__Exercise__. Leave out the images; return the rest of the data exactly.

## BEGIN

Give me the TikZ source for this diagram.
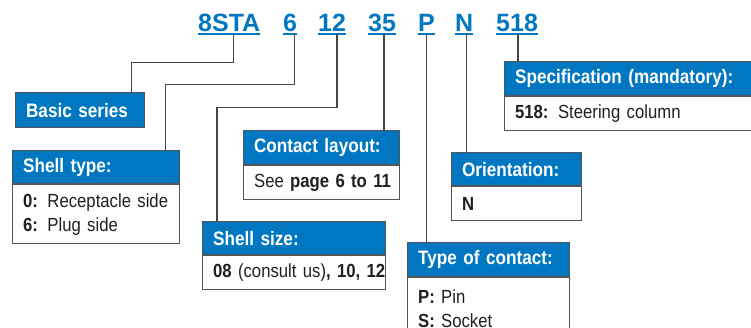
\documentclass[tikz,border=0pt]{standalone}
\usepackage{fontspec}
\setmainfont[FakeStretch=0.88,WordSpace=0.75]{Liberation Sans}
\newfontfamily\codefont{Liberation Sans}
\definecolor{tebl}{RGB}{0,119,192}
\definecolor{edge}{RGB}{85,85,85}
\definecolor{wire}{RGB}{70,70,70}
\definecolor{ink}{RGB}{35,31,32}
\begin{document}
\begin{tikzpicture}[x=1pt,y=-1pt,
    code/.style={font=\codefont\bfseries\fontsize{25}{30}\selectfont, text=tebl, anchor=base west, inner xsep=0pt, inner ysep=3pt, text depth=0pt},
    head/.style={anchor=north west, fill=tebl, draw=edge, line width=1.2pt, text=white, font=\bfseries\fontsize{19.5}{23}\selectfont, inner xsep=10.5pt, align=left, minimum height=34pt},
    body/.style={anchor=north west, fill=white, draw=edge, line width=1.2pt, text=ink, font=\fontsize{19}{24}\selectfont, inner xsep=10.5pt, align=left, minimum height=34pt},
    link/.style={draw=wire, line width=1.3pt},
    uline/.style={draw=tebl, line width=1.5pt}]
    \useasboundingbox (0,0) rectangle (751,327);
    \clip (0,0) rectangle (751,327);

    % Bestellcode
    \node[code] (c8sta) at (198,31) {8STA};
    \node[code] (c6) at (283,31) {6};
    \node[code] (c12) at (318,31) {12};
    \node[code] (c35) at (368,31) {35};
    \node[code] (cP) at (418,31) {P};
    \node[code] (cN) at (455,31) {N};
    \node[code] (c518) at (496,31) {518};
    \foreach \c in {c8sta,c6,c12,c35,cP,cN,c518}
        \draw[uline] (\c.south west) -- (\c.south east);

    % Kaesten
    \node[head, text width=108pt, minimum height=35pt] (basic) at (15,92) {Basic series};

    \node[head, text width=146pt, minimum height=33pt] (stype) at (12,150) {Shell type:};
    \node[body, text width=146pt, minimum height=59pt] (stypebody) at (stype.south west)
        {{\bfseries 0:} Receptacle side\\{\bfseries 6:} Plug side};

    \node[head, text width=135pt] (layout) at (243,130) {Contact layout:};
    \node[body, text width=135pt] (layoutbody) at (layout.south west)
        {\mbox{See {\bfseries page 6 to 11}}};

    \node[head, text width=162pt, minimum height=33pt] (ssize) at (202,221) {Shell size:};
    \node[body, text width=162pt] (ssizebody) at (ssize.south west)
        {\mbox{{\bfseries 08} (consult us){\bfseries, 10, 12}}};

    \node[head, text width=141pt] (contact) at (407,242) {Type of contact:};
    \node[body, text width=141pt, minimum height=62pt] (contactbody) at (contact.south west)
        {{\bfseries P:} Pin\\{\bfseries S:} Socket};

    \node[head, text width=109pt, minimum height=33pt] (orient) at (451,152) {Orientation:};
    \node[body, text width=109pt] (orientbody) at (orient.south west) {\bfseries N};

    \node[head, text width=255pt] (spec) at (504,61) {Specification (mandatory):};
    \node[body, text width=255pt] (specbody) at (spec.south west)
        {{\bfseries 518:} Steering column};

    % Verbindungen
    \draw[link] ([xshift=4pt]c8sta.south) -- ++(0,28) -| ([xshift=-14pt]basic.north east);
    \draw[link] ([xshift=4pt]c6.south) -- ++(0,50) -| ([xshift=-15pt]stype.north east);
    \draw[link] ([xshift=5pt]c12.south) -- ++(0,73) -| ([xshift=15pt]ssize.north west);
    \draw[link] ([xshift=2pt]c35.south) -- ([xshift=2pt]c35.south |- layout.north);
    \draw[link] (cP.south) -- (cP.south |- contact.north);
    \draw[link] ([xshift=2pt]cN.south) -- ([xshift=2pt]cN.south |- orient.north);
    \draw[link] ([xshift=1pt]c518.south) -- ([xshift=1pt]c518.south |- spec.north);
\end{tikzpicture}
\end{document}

## END

__Written reply__.
Give me the TikZ source for this diagram.
\documentclass[tikz,border=0pt]{standalone}
\usepackage{fontspec}
\setmainfont[FakeStretch=0.88,WordSpace=0.75]{Liberation Sans}
\newfontfamily\codefont{Liberation Sans}
\definecolor{tebl}{RGB}{0,119,192}
\definecolor{edge}{RGB}{85,85,85}
\definecolor{wire}{RGB}{70,70,70}
\definecolor{ink}{RGB}{35,31,32}
\begin{document}
\begin{tikzpicture}[x=1pt,y=-1pt,
    code/.style={font=\codefont\bfseries\fontsize{25}{30}\selectfont, text=tebl, anchor=base west, inner xsep=0pt, inner ysep=3pt, text depth=0pt},
    head/.style={anchor=north west, fill=tebl, draw=edge, line width=1.2pt, text=white, font=\bfseries\fontsize{19.5}{23}\selectfont, inner xsep=10.5pt, align=left, minimum height=34pt},
    body/.style={anchor=north west, fill=white, draw=edge, line width=1.2pt, text=ink, font=\fontsize{19}{24}\selectfont, inner xsep=10.5pt, align=left, minimum height=34pt},
    link/.style={draw=wire, line width=1.3pt},
    uline/.style={draw=tebl, line width=1.5pt}]
    \useasboundingbox (0,0) rectangle (751,327);
    \clip (0,0) rectangle (751,327);

    % Bestellcode
    \node[code] (c8sta) at (198,31) {8STA};
    \node[code] (c6) at (283,31) {6};
    \node[code] (c12) at (318,31) {12};
    \node[code] (c35) at (368,31) {35};
    \node[code] (cP) at (418,31) {P};
    \node[code] (cN) at (455,31) {N};
    \node[code] (c518) at (496,31) {518};
    \foreach \c in {c8sta,c6,c12,c35,cP,cN,c518}
        \draw[uline] (\c.south west) -- (\c.south east);

    % Kaesten
    \node[head, text width=108pt, minimum height=35pt] (basic) at (15,92) {Basic series};

    \node[head, text width=146pt, minimum height=33pt] (stype) at (12,150) {Shell type:};
    \node[body, text width=146pt, minimum height=59pt] (stypebody) at (stype.south west)
        {{\bfseries 0:} Receptacle side\\{\bfseries 6:} Plug side};

    \node[head, text width=135pt] (layout) at (243,130) {Contact layout:};
    \node[body, text width=135pt] (layoutbody) at (layout.south west)
        {\mbox{See {\bfseries page 6 to 11}}};

    \node[head, text width=162pt, minimum height=33pt] (ssize) at (202,221) {Shell size:};
    \node[body, text width=162pt] (ssizebody) at (ssize.south west)
        {\mbox{{\bfseries 08} (consult us){\bfseries, 10, 12}}};

    \node[head, text width=141pt] (contact) at (407,242) {Type of contact:};
    \node[body, text width=141pt, minimum height=62pt] (contactbody) at (contact.south west)
        {{\bfseries P:} Pin\\{\bfseries S:} Socket};

    \node[head, text width=109pt, minimum height=33pt] (orient) at (451,152) {Orientation:};
    \node[body, text width=109pt] (orientbody) at (orient.south west) {\bfseries N};

    \node[head, text width=255pt] (spec) at (504,61) {Specification (mandatory):};
    \node[body, text width=255pt] (specbody) at (spec.south west)
        {{\bfseries 518:} Steering column};

    % Verbindungen
    \draw[link] ([xshift=4pt]c8sta.south) -- ++(0,28) -| ([xshift=-14pt]basic.north east);
    \draw[link] ([xshift=4pt]c6.south) -- ++(0,50) -| ([xshift=-15pt]stype.north east);
    \draw[link] ([xshift=5pt]c12.south) -- ++(0,73) -| ([xshift=15pt]ssize.north west);
    \draw[link] ([xshift=2pt]c35.south) -- ([xshift=2pt]c35.south |- layout.north);
    \draw[link] (cP.south) -- (cP.south |- contact.north);
    \draw[link] ([xshift=2pt]cN.south) -- ([xshift=2pt]cN.south |- orient.north);
    \draw[link] ([xshift=1pt]c518.south) -- ([xshift=1pt]c518.south |- spec.north);
\end{tikzpicture}
\end{document}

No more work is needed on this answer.